The capacitance $$C$$ of the parallel plate capacitor when a dielectric is introduced between the plates of the capacitor is
$$C={\displaystyle \frac{A{\epsilon }_0}{d-t+{\displaystyle \frac{t}{K}}}}$$ …… (2)
Here, $$A$$ is the area of capacitor, $${\epsilon }_0$$ is permittivity of free space, $$d$$ is separation between the two plates of the capacitor, $$t$$ is thickness of the dielectric and $$K$$ is dielectric constant.

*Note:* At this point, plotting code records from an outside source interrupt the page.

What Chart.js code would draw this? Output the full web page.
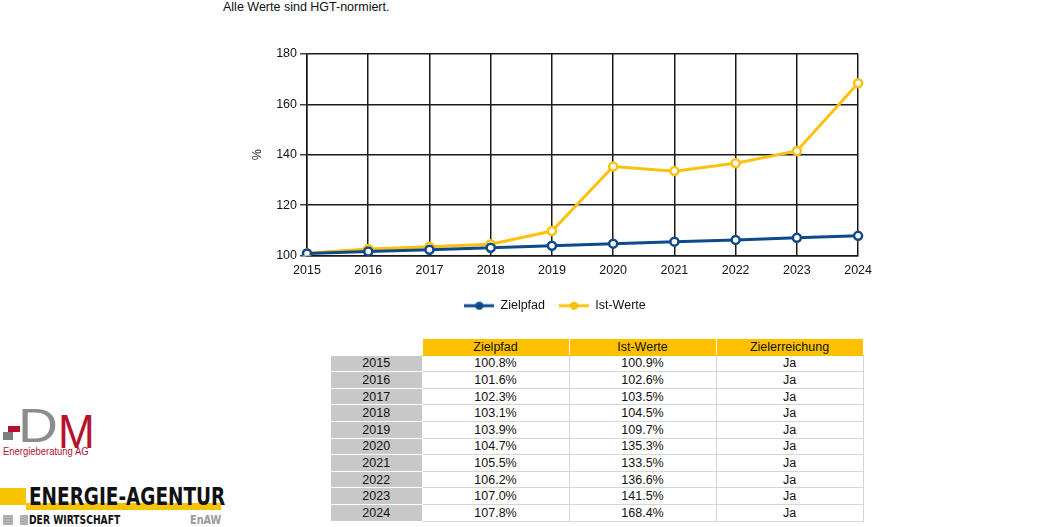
<!DOCTYPE html>
<html>
<head>
<meta charset="utf-8">
<script src="https://cdn.jsdelivr.net/npm/chart.js@4"></script>
<style>
  body { margin: 0; background: #fff; font-family: Arial, "Liberation Sans", sans-serif; }
  #page { position: relative; width: 1053px; height: 527px; overflow: hidden; }
  #note { position: absolute; left: 223px; top: 0px; font-size: 12.5px; color: #111; }
  #wrap { position: absolute; left: 230px; top: 40px; width: 650px; height: 290px; }
  #tbl { position: absolute; left: 330px; top: 338px; border-collapse: collapse; font-size: 12.5px; color: #111; }
  #tbl td { height: 15.6px; padding: 0; text-align: center; border: 1px solid #d6d6d6; line-height: 14px; }
  #tbl tr.head td { background: #ffc000; border-color: #fff; border-bottom-color: #ffc000; }
  #tbl tr.head td.blank { background: #fff; border: none; }
  #tbl td.yr { background: #c8c8c8; border-color: #fff; }
  .abs { position: absolute; white-space: nowrap; }
</style>
</head>
<body>
<div id="page">
  <div id="note">Alle Werte sind HGT-normiert.</div>
  <div id="wrap"><canvas id="graphCanvas"></canvas></div>
  <table id="tbl"></table>

  <!-- DM logo -->
  <div class="abs" style="left:3px;top:432px;width:10px;height:8px;background:#7d7d7d"></div>
  <div class="abs" style="left:8px;top:426px;width:12px;height:6px;background:#b3122e"></div>
  <div class="abs" style="left:18px;top:402px;font-size:48px;line-height:48px;color:#8c8c8c;transform:scaleX(1.15);transform-origin:left">D</div>
  <div class="abs" style="left:58px;top:405px;font-size:49px;line-height:52px;color:#b3122e;transform:scaleX(0.9);transform-origin:left">M</div>
  <div class="abs" style="left:3px;top:445px;font-size:10.5px;color:#b3122e;transform:scaleX(0.9);transform-origin:left">Energieberatung AG</div>

  <!-- EnAW logo -->
  <div class="abs" style="left:0px;top:488px;width:26px;height:17px;background:#f6c400"></div>
  <div class="abs" style="left:26px;top:503px;width:195px;height:7px;background:#f6c400"></div>
  <div class="abs" style="left:29px;top:482px;font-family:'DejaVu Sans Condensed','DejaVu Sans';font-weight:bold;font-size:25px;color:#111;transform:scaleX(0.82);transform-origin:left">ENERGIE-AGENTUR</div>
  <div class="abs" style="left:3px;top:515px;width:10px;height:10px;background:#b0b0b0"></div>
  <div class="abs" style="left:20px;top:515px;width:8px;height:10px;background:#b0b0b0"></div>
  <div class="abs" style="left:29px;top:513px;font-family:'DejaVu Sans Condensed','DejaVu Sans';font-weight:bold;font-size:12px;color:#111;transform:scaleX(0.85);transform-origin:left">DER WIRTSCHAFT</div>
  <div class="abs" style="left:190px;top:513px;font-family:'DejaVu Sans Condensed','DejaVu Sans';font-weight:bold;font-size:12px;color:#9a9a9a;transform:scaleX(0.9);transform-origin:left">EnAW</div>
</div>

<script>
var years = ['2015', '2016', '2017', '2018', '2019', '2020', '2021', '2022', '2023', '2024'];
var zielpfad = [100.8, 101.6, 102.3, 103.1, 103.9, 104.7, 105.5, 106.2, 107.0, 107.8];
var istWerte = [100.9, 102.6, 103.5, 104.5, 109.7, 135.3, 133.5, 136.6, 141.5, 168.4];
var zielerreichung = ['Ja', 'Ja', 'Ja', 'Ja', 'Ja', 'Ja', 'Ja', 'Ja', 'Ja', 'Ja'];
var tableHead = ['Zielpfad', 'Ist-Werte', 'Zielerreichung'];
var yTicks = [100, 120, 140, 160, 180];

var blue = '#0d4a8a';
var yellow = '#fcc10f';

// legend symbol: line with a circle in the middle
function legendSymbol(color)
{
    var c = document.createElement('canvas');
    c.width = 30; c.height = 10;
    var ctx = c.getContext('2d');
    ctx.strokeStyle = color;
    ctx.lineWidth = 3;
    ctx.beginPath(); ctx.moveTo(0, 5); ctx.lineTo(30, 5); ctx.stroke();
    ctx.fillStyle = color;
    ctx.beginPath(); ctx.arc(15, 5, 4, 0, Math.PI * 2); ctx.fill();
    return c;
}

// table
var tbl = document.getElementById('tbl');
var html = '<tr class="head"><td class="blank" style="width:91px"></td>';
for (var h = 0; h < tableHead.length; h++) {
    html += '<td style="width:146px">' + tableHead[h] + '</td>';
}
html += '</tr>';
for (var i = 0; i < years.length; i++) {
    html += '<tr><td class="yr">' + years[i] + '</td><td>' + zielpfad[i].toFixed(1) + '%</td><td>' +
        istWerte[i].toFixed(1) + '%</td><td>' + zielerreichung[i] + '</td></tr>';
}
tbl.innerHTML = html;

Chart.defaults.font.family = 'Arial, "Liberation Sans", sans-serif';
Chart.defaults.font.size = 12.5;
Chart.defaults.color = '#111';

var symbols = [legendSymbol(blue), legendSymbol(yellow)];

var chartdata = {
    labels: years,
    datasets: [
        {
            label: 'Zielpfad',
            data: zielpfad,
            borderColor: blue,
            backgroundColor: '#fff',
            borderWidth: 3,
            pointRadius: 4,
            pointBorderWidth: 2.5,
            pointBackgroundColor: '#fff',
            pointBorderColor: blue
        },
        {
            label: 'Ist-Werte',
            data: istWerte,
            borderColor: yellow,
            backgroundColor: '#fff',
            borderWidth: 3,
            pointRadius: 4,
            pointBorderWidth: 2.5,
            pointBackgroundColor: '#fff',
            pointBorderColor: yellow
        }
    ]
};

var lineGraph = new Chart(document.getElementById('graphCanvas'), {
    type: 'line',
    data: chartdata,
    options: {
        responsive: true,
        maintainAspectRatio: false,
        animation: false,
        layout: { padding: { left: 20, right: 20, top: 14, bottom: 8 } },
        plugins: {
            tooltip: { enabled: false },
            legend: {
                position: 'bottom',
                labels: {
                    usePointStyle: true,
                    pointStyleWidth: 30,
                    padding: 14,
                    color: '#111',
                    generateLabels: function (chart) {
                        var items = Chart.defaults.plugins.legend.labels.generateLabels(chart);
                        items.forEach(function (it, k) { it.pointStyle = symbols[k]; });
                        return items;
                    }
                }
            }
        },
        scales: {
            x: {
                offset: false,
                grid: { color: '#1a1a1a', lineWidth: 1.5, drawTicks: false },
                border: { color: '#1a1a1a', width: 1.5 },
                ticks: { padding: 8, maxRotation: 0, color: '#111' },
                afterFit: function (s) { s.height = 30; }
            },
            y: {
                min: 100,
                max: 180,
                afterBuildTicks: function (s) { s.ticks = yTicks.map(function (v) { return { value: v }; }); },
                grid: { color: '#1a1a1a', lineWidth: 1.5, tickLength: 7, tickColor: '#444' },
                border: { color: '#1a1a1a', width: 1.5 },
                ticks: { padding: 3, color: '#111' },
                title: { display: true, text: '%', color: '#111', padding: 0 },
                afterFit: function (s) { s.width = 57; }
            }
        }
    }
});
</script>
</body>
</html>
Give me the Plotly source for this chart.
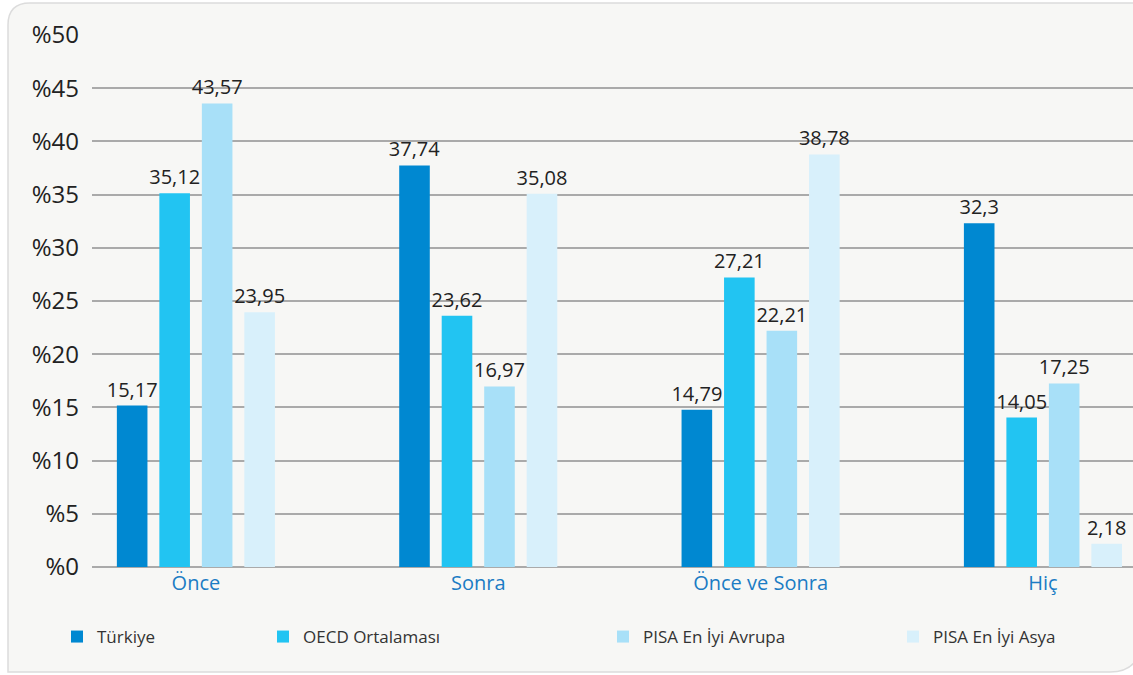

Complete step by step answer:
We have given that the separation between the two plates of a parallel plate air capacitor is $$d$$.A metal plate of thickness $${\displaystyle \frac{d}{2}}$$ is introduced between the two plates of the capacitor.
$$t={\displaystyle \frac{d}{2}}$$
We have asked to calculate the new capacitance of the capacitor when the metal plate is introduced between the plates of the capacitor. Let $$C$$ be the initial capacitance of the capacitor and $$C^{\prime }$$ be the new capacitance of the capacitor.The initial capacitance of the parallel plate capacitor is given by
$$C={\displaystyle \frac{A{\epsilon }_0}{d}}$$
We know that the dielectric constant for the metal is infinite.
$$K=\mathrm{\infty }$$
Let us now calculate the new capacitance of the capacitor after introduction of the metal plate using equation (2). Substitute $$C^{\prime }$$ for $$C$$, $${\displaystyle \frac{d}{2}}$$ for $$t$$ and $$\mathrm{\infty }$$ for $$K$$ in equation (2).
$$C^{\prime }={\displaystyle \frac{A{\epsilon }_0}{d-{\displaystyle \frac{d}{2}}+{\displaystyle \frac{{\displaystyle \frac{d}{2}}}{\mathrm{\infty }}}}}$$
$$\Rightarrow C^{\prime }={\displaystyle \frac{A{\epsilon }_0}{d-{\displaystyle \frac{d}{2}}+0}}$$
$$\Rightarrow C^{\prime }={\displaystyle \frac{A{\epsilon }_0}{{\displaystyle \frac{d}{2}}}}$$
$$\Rightarrow C^{\prime }={\displaystyle \frac{2A{\epsilon }_0}{d}}$$
Substitute $$C$$ for $${\displaystyle \frac{A{\epsilon }_0}{d}}$$ in the above equation.
$$\therefore C^{\prime }=2C$$
Therefore, the new capacitance of the parallel plate capacitor will increase 2 times.

Hence, the correct option is B.

Note:One can also solve the same question by another method. One can use the concept that when the metal plate of given thickness is introduced between the plates of the capacitor, the charge on one plate of capacitor shifts on the introduced metal plate and the separation between the plates of capacitor decreases to a value decreased by the value equal to thickness of the introduced metal plate. This new separation distance gives the value of new capacitance.